Without actual specimens, it’s impossible to say if the mining bees DJ saw in September are the same species she saw in spring. Maybe yes, maybe no. But in any case, they would not likely be the same individuals.
Because bees become active along with the flowers they prefer, the mix of bees changes with the mix of flowers. That means if you were to inventory all the bees in your backyard on May 1 you would have a very different list than you would on a different date, let’s say August 1. Honey bees would be on both lists, and maybe some of the bumble bees, but the others would be different. Even if you were to compare inventories one month apart, say May 1 and June 1, you would see a big difference. Just as the flowers change, so do the bees.
Spring brings lots of variety
I agree that people say mining bees are active in the spring and then disappear, and I’m sure I’ve said that too. The reason, I think, is that many more species are active in the spring than in the fall, just as many more flowers bloom in the spring. But that doesn’t mean there are no mining bees the rest of the year. Bees are all over the place, and many of them find flowers the rest of us barely notice.
The same applies to mason bees. When people say masons are only active in the spring, they are talking about specific species, maybe Osmia lignaria or Osmia aglaia. But there are also very early masons, late spring masons, summer masons, and so on.
DJ mentions the number of flowering plants she has and wonders if that is a cause for all the bees.

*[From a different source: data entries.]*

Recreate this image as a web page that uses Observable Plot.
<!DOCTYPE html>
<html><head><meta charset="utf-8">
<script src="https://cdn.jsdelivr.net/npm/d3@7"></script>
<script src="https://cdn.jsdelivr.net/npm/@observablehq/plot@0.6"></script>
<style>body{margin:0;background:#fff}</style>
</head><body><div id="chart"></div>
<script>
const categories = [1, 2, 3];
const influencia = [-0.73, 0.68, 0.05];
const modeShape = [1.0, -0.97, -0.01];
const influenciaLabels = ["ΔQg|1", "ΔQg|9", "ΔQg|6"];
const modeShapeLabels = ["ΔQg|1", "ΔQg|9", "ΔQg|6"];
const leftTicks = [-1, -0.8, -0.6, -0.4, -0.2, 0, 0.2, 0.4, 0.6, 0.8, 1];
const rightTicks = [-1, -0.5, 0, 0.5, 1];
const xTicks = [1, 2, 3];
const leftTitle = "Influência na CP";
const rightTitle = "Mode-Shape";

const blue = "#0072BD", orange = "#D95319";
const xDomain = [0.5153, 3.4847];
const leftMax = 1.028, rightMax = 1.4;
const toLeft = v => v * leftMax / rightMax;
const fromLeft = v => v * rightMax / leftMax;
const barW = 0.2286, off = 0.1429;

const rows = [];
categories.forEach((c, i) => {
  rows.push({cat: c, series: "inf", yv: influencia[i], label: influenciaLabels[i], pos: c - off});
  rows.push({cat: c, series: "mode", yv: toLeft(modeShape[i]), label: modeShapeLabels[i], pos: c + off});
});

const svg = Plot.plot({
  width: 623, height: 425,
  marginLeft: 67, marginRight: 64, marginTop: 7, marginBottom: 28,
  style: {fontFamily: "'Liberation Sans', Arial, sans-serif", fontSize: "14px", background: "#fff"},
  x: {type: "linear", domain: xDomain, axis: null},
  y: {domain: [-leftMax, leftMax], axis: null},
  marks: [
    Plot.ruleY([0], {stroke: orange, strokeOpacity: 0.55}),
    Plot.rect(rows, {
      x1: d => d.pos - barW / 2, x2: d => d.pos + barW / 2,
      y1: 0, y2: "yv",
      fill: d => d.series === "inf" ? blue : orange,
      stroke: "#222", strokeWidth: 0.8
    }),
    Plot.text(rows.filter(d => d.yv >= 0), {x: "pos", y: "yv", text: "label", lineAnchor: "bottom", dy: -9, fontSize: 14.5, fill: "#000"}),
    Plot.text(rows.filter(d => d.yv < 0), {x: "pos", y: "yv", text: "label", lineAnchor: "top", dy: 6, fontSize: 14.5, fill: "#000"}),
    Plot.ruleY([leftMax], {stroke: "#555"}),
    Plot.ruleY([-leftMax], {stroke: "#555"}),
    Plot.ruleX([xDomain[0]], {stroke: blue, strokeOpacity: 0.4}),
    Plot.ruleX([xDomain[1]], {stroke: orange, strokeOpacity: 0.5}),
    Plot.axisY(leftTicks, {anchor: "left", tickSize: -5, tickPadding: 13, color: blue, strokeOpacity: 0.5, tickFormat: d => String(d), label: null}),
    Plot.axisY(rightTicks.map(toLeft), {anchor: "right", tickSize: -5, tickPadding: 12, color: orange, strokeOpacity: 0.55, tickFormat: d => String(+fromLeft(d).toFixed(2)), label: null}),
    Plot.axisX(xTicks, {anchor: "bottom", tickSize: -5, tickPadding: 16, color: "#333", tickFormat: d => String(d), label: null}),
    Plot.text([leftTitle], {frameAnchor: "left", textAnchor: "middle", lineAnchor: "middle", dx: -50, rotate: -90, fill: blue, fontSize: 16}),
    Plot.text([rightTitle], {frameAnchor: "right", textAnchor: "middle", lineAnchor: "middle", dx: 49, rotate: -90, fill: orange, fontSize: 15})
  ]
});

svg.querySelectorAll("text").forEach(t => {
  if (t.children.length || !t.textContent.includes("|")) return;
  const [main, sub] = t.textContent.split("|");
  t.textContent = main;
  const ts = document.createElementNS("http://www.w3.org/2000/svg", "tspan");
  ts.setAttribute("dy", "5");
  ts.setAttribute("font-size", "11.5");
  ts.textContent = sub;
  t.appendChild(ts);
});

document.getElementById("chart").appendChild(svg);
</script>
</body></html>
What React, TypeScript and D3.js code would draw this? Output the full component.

Absolutely! Remember bees and flowers are dependent on each other, and where you find a lot of one, you will find a lot of the other. The more flowering plants you have, the more bees you will have, and not just in numbers but also in variety. That is why flowers are so important to bee conservation: more varieties can support more species of bees.
Walking on bee mounds
DJ’s last question is about walking on the mounds, technically known as tumuli. If you go out of your way to destroy all the tumuli all of the time, you will do damage to your bee population. On the other hand, If you accidentally step on a few now and then, the bees will quickly repair the damage. Like many things in nature, it’s a matter of degree.
I recommend you use your yard normally and not worry about the mounds. I’ve seen soil-nesting bees in playgrounds, ballparks, picnic areas, backyards, and parking lots. They survive just fine as long as we don’t go out of our way to destroy them.
The holes come in many sizes
Keith mentions the holes in his yard are very tiny, while others claim they are quite large. But once again, the size of the hole is species-dependent. Of the 20,000+ species of bee in the world, fully 70% live in holes in the ground. That means there is an enormous variation in size, density, depth, seasonality, and soil types involved. The world of bees is anything but simple.
I don’t know if I clarified anything or not, but I love hearing from people who care. Most people ask how to kill mining bees, even in September, so it’s a pleasure to hear from the others.